Custodians’ pricing models usually include a setup fee plus a percentage fee on assets held in custody, which decreases with higher amounts. Custodians, therefore, incentivize asset managers to put their entire portfolio with that one custodian, paying one setup fee and benefiting from the lowest possible percentage fee on the assets. This may be why we see crypto ETP providers diversifying their custody beyond a single custodian but not spreading their investment across more than two.
However, the cost and risk relationship is not as straightforward as shown in the graphic above. How much cost can be offset by participating in staking and lending and how risky those activities are should also be regarded. While it’s possible to stake assets in custody, lending involves removing assets from the account and increasing the risk. Asset managers will have to consider the balance of risk and cost and decide how they wish to manage their digital assets.
At Finoa, we aim to offer competitive pricing for our digital asset custody service. Our goal is to build long-lasting relationships with our clients and grow with them. We provide investors with early access to innovative decentralized projects and continuous interaction with the protocols they care for, all within our highly secure and regulated environment.
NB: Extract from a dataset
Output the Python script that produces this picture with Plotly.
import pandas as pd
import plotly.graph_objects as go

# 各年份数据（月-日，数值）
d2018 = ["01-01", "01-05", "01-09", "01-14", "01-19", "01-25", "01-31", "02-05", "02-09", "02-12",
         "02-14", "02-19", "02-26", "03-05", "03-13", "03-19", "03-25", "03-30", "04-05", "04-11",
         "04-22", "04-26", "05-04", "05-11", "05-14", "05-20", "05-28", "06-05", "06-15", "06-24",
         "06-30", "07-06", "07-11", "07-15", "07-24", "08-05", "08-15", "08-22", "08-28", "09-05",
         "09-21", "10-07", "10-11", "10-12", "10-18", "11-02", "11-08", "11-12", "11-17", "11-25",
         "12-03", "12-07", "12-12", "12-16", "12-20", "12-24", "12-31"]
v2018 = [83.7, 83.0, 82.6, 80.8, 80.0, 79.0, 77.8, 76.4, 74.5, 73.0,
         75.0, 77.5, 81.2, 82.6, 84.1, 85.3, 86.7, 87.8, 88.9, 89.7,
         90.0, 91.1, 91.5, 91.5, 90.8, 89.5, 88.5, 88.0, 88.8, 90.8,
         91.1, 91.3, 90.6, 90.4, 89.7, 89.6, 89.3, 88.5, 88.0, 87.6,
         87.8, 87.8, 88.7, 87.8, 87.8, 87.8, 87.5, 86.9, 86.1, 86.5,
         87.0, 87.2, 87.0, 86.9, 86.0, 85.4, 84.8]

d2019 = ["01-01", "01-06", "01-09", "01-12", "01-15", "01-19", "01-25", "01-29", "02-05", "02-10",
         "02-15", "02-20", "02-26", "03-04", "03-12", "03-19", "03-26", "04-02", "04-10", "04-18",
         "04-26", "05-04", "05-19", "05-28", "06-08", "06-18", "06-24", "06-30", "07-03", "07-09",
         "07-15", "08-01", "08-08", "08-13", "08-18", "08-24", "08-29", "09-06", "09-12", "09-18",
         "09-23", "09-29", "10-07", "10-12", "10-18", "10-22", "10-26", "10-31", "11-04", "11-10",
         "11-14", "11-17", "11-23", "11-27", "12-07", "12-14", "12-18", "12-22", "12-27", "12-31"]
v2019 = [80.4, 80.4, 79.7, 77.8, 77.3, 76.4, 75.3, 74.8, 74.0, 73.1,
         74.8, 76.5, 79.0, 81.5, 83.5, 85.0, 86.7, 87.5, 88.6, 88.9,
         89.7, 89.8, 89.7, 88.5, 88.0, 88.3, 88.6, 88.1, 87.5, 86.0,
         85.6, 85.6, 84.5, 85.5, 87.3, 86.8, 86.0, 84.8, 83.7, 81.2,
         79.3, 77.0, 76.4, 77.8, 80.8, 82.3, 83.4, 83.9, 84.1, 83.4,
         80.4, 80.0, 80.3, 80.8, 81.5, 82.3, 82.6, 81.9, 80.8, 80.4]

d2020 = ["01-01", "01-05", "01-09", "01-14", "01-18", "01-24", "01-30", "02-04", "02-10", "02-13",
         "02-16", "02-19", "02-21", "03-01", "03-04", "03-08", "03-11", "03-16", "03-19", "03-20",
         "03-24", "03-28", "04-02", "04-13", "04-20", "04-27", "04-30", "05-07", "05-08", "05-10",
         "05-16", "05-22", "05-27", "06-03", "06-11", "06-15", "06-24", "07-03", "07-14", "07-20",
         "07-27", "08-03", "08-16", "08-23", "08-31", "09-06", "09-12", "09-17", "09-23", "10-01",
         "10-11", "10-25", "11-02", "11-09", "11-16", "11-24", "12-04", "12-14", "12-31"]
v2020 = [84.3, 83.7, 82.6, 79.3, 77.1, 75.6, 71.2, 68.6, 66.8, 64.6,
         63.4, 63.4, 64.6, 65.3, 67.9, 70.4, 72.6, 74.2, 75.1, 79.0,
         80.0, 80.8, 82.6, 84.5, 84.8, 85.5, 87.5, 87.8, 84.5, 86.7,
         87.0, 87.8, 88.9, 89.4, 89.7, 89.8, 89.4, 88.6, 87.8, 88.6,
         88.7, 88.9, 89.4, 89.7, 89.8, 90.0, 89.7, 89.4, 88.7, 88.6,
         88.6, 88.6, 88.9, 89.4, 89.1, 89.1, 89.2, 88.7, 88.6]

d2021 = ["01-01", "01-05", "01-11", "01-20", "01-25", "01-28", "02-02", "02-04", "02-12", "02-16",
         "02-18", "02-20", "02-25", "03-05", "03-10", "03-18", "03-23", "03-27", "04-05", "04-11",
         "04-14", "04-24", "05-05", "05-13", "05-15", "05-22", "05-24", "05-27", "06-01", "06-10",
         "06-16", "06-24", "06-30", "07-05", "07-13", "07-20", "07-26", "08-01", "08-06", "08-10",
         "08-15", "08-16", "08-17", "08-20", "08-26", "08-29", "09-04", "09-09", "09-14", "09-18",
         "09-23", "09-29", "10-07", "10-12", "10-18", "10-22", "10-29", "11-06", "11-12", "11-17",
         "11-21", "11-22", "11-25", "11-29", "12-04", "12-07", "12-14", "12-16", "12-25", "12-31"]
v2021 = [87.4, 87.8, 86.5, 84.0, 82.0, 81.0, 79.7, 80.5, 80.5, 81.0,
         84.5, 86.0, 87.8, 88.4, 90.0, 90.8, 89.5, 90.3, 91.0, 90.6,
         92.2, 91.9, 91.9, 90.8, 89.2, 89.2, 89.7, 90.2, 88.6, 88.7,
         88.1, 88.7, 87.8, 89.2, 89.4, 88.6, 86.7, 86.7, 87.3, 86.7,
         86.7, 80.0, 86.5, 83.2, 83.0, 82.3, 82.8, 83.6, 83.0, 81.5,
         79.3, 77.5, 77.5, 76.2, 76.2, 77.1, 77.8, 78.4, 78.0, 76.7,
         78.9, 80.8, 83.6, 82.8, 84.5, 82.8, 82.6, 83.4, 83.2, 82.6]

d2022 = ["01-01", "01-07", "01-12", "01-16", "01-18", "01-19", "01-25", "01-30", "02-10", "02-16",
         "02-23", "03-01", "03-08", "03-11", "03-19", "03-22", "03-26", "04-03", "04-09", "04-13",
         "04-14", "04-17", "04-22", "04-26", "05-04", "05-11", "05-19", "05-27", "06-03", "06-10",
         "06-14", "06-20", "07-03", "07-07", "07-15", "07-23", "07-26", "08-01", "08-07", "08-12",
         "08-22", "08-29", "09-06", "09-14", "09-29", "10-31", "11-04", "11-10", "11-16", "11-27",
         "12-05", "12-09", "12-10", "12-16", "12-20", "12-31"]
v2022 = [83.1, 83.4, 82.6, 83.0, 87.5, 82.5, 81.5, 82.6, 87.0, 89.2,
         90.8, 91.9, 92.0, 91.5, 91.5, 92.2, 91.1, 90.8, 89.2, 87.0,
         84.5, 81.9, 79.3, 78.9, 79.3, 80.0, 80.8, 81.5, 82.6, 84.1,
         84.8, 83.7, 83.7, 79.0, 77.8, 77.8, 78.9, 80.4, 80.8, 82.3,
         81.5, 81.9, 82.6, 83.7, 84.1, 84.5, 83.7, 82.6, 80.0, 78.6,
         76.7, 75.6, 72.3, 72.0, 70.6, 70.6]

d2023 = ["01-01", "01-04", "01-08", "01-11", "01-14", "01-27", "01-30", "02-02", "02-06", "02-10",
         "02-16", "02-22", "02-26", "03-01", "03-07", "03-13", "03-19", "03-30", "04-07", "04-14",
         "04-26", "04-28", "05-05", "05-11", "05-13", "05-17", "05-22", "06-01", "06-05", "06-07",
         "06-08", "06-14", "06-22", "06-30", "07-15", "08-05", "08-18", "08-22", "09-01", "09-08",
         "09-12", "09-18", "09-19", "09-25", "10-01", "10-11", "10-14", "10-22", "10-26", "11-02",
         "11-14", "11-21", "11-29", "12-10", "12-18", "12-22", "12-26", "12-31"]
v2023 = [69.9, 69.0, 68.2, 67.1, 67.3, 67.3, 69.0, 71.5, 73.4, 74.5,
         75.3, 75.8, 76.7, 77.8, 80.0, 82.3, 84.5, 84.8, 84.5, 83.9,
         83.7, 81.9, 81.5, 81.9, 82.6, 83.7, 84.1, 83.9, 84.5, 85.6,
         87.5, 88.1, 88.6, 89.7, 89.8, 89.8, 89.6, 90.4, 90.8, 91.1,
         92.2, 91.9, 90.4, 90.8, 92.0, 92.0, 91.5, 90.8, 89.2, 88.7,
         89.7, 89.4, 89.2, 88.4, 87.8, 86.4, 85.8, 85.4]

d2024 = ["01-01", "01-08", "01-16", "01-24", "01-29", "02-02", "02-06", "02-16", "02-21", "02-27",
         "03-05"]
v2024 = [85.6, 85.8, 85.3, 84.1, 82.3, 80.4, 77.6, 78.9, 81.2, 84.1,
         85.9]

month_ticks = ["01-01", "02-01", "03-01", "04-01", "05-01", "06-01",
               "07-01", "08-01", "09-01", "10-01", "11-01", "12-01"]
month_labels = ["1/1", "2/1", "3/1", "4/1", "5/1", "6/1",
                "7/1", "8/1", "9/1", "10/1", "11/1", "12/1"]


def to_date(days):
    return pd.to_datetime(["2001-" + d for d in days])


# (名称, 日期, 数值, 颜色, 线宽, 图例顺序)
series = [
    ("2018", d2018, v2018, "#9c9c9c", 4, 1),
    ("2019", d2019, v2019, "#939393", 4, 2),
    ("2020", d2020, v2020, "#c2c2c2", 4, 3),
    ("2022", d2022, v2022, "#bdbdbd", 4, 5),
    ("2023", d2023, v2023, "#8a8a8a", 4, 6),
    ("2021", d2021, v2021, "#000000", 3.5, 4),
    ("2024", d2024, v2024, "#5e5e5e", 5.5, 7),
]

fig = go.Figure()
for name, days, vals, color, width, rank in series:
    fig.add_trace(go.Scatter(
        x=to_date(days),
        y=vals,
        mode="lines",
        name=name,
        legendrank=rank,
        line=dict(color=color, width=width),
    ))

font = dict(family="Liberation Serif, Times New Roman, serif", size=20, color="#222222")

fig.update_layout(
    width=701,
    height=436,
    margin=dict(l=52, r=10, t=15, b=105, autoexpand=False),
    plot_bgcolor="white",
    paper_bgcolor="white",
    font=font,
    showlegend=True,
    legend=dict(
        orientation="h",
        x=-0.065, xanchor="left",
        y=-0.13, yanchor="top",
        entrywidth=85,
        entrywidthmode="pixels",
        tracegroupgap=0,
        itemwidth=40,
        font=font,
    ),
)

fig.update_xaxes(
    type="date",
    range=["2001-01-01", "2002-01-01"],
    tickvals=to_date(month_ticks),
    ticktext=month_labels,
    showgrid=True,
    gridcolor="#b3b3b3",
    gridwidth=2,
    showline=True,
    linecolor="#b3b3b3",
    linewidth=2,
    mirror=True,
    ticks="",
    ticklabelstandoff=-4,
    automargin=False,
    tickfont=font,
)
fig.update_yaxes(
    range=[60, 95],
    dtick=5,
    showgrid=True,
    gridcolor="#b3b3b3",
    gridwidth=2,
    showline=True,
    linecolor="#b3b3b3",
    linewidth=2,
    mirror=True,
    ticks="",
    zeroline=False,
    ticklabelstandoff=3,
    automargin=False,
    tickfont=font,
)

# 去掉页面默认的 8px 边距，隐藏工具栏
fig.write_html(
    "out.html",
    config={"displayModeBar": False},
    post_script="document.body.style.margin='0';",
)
When seeking a digital asset custodian, today’s investors are faced with a varied and inconsistent regulatory landscape, diverse custody solutions, and limitations on asset coverage. Asset managers must decide on their priorities regarding a custodian’s infrastructure type, the accessibility of assets, the ability to stake or lend, options for multi-governance accounts, and asset coverage. Many investors enlist the services of multiple custodians — sometimes a necessity to gain access to a range of desired tokens. Understanding this challenge, Finoa strives to offer digital asset services that meet the needs of every institutional investor — we offer industry-leading token support within the context of Germany’s strict crypto regulations.